**RECORDED DATA**.
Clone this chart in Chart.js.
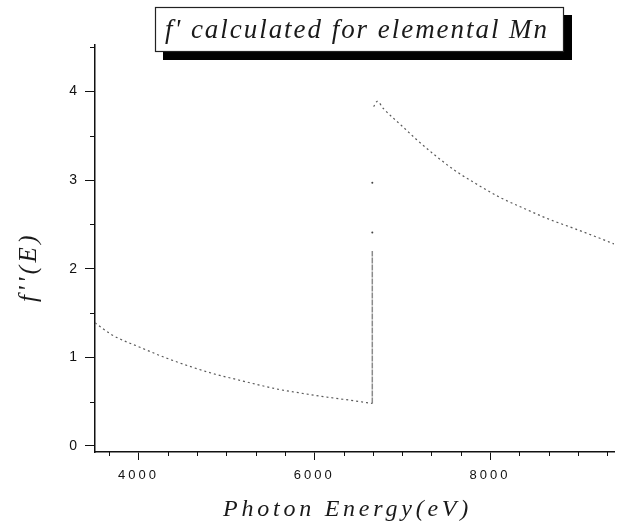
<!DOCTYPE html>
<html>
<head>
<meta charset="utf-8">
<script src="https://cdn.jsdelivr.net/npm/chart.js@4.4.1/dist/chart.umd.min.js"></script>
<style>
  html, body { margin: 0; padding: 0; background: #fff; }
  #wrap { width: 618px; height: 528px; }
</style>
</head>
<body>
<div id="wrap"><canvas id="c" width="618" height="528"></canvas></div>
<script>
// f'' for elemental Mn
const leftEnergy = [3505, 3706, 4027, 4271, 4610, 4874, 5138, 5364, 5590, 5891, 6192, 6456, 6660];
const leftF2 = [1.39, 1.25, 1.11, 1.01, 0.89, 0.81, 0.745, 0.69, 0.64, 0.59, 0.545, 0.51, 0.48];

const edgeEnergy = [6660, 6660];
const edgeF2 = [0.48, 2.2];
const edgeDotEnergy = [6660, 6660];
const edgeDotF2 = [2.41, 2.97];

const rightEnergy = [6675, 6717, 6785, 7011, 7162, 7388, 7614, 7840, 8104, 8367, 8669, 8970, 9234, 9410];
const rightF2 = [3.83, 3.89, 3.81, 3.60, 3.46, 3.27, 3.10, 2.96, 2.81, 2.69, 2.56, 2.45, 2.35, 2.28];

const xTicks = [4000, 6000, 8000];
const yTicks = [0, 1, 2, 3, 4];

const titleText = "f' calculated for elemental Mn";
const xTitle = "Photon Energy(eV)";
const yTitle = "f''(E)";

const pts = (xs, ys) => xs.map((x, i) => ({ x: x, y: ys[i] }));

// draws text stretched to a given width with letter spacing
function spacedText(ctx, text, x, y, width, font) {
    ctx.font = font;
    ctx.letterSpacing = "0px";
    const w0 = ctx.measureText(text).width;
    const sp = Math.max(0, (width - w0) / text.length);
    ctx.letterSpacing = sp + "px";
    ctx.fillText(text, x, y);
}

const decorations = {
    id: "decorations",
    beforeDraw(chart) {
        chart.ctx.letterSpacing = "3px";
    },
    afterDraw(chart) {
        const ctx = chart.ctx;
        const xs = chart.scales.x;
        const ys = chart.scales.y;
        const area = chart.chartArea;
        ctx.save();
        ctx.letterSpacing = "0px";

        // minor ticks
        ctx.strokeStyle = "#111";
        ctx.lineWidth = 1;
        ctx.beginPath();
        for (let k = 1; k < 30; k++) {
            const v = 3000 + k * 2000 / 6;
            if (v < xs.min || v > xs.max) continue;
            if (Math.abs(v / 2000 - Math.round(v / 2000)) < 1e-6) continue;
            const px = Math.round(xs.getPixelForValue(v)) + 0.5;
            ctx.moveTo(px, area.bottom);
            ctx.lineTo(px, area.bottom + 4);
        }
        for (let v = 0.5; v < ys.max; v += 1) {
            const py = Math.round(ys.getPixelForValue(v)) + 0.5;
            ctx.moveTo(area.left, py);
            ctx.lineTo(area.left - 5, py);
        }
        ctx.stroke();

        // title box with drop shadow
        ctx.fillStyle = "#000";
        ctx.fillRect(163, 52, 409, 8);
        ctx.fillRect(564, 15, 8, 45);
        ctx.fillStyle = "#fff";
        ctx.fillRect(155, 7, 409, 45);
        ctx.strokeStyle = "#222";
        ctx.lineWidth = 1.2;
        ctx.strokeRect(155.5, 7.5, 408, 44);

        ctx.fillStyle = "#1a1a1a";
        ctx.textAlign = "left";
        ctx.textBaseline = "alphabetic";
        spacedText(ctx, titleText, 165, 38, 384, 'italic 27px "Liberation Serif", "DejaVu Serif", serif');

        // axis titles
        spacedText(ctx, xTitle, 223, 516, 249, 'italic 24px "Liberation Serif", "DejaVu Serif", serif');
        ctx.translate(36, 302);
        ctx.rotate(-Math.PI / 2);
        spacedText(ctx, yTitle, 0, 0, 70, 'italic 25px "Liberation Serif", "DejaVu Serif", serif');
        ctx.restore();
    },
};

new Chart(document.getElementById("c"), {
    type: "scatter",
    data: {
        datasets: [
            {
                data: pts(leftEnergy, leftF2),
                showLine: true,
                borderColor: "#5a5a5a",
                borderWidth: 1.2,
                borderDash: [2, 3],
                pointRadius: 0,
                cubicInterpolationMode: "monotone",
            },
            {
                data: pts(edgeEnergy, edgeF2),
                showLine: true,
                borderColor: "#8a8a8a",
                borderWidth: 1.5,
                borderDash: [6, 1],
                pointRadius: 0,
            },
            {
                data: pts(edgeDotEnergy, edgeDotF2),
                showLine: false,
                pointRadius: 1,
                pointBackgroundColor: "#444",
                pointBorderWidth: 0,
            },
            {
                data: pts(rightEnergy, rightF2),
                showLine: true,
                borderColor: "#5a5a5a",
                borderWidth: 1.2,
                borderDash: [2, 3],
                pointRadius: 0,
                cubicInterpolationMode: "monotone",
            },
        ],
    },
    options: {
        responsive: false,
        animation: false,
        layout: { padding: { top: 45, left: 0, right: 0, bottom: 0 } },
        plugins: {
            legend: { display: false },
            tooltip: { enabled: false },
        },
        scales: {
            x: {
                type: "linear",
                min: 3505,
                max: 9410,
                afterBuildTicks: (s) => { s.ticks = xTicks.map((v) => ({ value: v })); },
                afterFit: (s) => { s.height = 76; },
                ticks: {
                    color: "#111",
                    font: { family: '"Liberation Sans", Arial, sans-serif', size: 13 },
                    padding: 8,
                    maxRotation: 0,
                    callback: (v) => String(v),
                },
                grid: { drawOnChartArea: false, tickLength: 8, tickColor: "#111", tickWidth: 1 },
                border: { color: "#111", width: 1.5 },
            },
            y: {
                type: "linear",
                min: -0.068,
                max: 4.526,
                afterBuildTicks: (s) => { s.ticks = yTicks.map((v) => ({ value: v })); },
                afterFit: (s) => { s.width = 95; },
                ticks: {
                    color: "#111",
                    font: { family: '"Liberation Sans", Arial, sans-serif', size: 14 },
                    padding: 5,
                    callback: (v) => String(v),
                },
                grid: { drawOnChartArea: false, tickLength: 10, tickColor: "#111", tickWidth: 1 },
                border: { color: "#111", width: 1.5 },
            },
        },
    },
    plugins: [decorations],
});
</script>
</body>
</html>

**WHAT TO WORK ON**.
Reproduce the data above in full, exactly as it is, with the pictures left out.

**COMPLETE ANSWER**.
Clone this chart in Chart.js.
<!DOCTYPE html>
<html>
<head>
<meta charset="utf-8">
<script src="https://cdn.jsdelivr.net/npm/chart.js@4.4.1/dist/chart.umd.min.js"></script>
<style>
  html, body { margin: 0; padding: 0; background: #fff; }
  #wrap { width: 618px; height: 528px; }
</style>
</head>
<body>
<div id="wrap"><canvas id="c" width="618" height="528"></canvas></div>
<script>
// f'' for elemental Mn
const leftEnergy = [3505, 3706, 4027, 4271, 4610, 4874, 5138, 5364, 5590, 5891, 6192, 6456, 6660];
const leftF2 = [1.39, 1.25, 1.11, 1.01, 0.89, 0.81, 0.745, 0.69, 0.64, 0.59, 0.545, 0.51, 0.48];

const edgeEnergy = [6660, 6660];
const edgeF2 = [0.48, 2.2];
const edgeDotEnergy = [6660, 6660];
const edgeDotF2 = [2.41, 2.97];

const rightEnergy = [6675, 6717, 6785, 7011, 7162, 7388, 7614, 7840, 8104, 8367, 8669, 8970, 9234, 9410];
const rightF2 = [3.83, 3.89, 3.81, 3.60, 3.46, 3.27, 3.10, 2.96, 2.81, 2.69, 2.56, 2.45, 2.35, 2.28];

const xTicks = [4000, 6000, 8000];
const yTicks = [0, 1, 2, 3, 4];

const titleText = "f' calculated for elemental Mn";
const xTitle = "Photon Energy(eV)";
const yTitle = "f''(E)";

const pts = (xs, ys) => xs.map((x, i) => ({ x: x, y: ys[i] }));

// draws text stretched to a given width with letter spacing
function spacedText(ctx, text, x, y, width, font) {
    ctx.font = font;
    ctx.letterSpacing = "0px";
    const w0 = ctx.measureText(text).width;
    const sp = Math.max(0, (width - w0) / text.length);
    ctx.letterSpacing = sp + "px";
    ctx.fillText(text, x, y);
}

const decorations = {
    id: "decorations",
    beforeDraw(chart) {
        chart.ctx.letterSpacing = "3px";
    },
    afterDraw(chart) {
        const ctx = chart.ctx;
        const xs = chart.scales.x;
        const ys = chart.scales.y;
        const area = chart.chartArea;
        ctx.save();
        ctx.letterSpacing = "0px";

        // minor ticks
        ctx.strokeStyle = "#111";
        ctx.lineWidth = 1;
        ctx.beginPath();
        for (let k = 1; k < 30; k++) {
            const v = 3000 + k * 2000 / 6;
            if (v < xs.min || v > xs.max) continue;
            if (Math.abs(v / 2000 - Math.round(v / 2000)) < 1e-6) continue;
            const px = Math.round(xs.getPixelForValue(v)) + 0.5;
            ctx.moveTo(px, area.bottom);
            ctx.lineTo(px, area.bottom + 4);
        }
        for (let v = 0.5; v < ys.max; v += 1) {
            const py = Math.round(ys.getPixelForValue(v)) + 0.5;
            ctx.moveTo(area.left, py);
            ctx.lineTo(area.left - 5, py);
        }
        ctx.stroke();

        // title box with drop shadow
        ctx.fillStyle = "#000";
        ctx.fillRect(163, 52, 409, 8);
        ctx.fillRect(564, 15, 8, 45);
        ctx.fillStyle = "#fff";
        ctx.fillRect(155, 7, 409, 45);
        ctx.strokeStyle = "#222";
        ctx.lineWidth = 1.2;
        ctx.strokeRect(155.5, 7.5, 408, 44);

        ctx.fillStyle = "#1a1a1a";
        ctx.textAlign = "left";
        ctx.textBaseline = "alphabetic";
        spacedText(ctx, titleText, 165, 38, 384, 'italic 27px "Liberation Serif", "DejaVu Serif", serif');

        // axis titles
        spacedText(ctx, xTitle, 223, 516, 249, 'italic 24px "Liberation Serif", "DejaVu Serif", serif');
        ctx.translate(36, 302);
        ctx.rotate(-Math.PI / 2);
        spacedText(ctx, yTitle, 0, 0, 70, 'italic 25px "Liberation Serif", "DejaVu Serif", serif');
        ctx.restore();
    },
};

new Chart(document.getElementById("c"), {
    type: "scatter",
    data: {
        datasets: [
            {
                data: pts(leftEnergy, leftF2),
                showLine: true,
                borderColor: "#5a5a5a",
                borderWidth: 1.2,
                borderDash: [2, 3],
                pointRadius: 0,
                cubicInterpolationMode: "monotone",
            },
            {
                data: pts(edgeEnergy, edgeF2),
                showLine: true,
                borderColor: "#8a8a8a",
                borderWidth: 1.5,
                borderDash: [6, 1],
                pointRadius: 0,
            },
            {
                data: pts(edgeDotEnergy, edgeDotF2),
                showLine: false,
                pointRadius: 1,
                pointBackgroundColor: "#444",
                pointBorderWidth: 0,
            },
            {
                data: pts(rightEnergy, rightF2),
                showLine: true,
                borderColor: "#5a5a5a",
                borderWidth: 1.2,
                borderDash: [2, 3],
                pointRadius: 0,
                cubicInterpolationMode: "monotone",
            },
        ],
    },
    options: {
        responsive: false,
        animation: false,
        layout: { padding: { top: 45, left: 0, right: 0, bottom: 0 } },
        plugins: {
            legend: { display: false },
            tooltip: { enabled: false },
        },
        scales: {
            x: {
                type: "linear",
                min: 3505,
                max: 9410,
                afterBuildTicks: (s) => { s.ticks = xTicks.map((v) => ({ value: v })); },
                afterFit: (s) => { s.height = 76; },
                ticks: {
                    color: "#111",
                    font: { family: '"Liberation Sans", Arial, sans-serif', size: 13 },
                    padding: 8,
                    maxRotation: 0,
                    callback: (v) => String(v),
                },
                grid: { drawOnChartArea: false, tickLength: 8, tickColor: "#111", tickWidth: 1 },
                border: { color: "#111", width: 1.5 },
            },
            y: {
                type: "linear",
                min: -0.068,
                max: 4.526,
                afterBuildTicks: (s) => { s.ticks = yTicks.map((v) => ({ value: v })); },
                afterFit: (s) => { s.width = 95; },
                ticks: {
                    color: "#111",
                    font: { family: '"Liberation Sans", Arial, sans-serif', size: 14 },
                    padding: 5,
                    callback: (v) => String(v),
                },
                grid: { drawOnChartArea: false, tickLength: 10, tickColor: "#111", tickWidth: 1 },
                border: { color: "#111", width: 1.5 },
            },
        },
    },
    plugins: [decorations],
});
</script>
</body>
</html>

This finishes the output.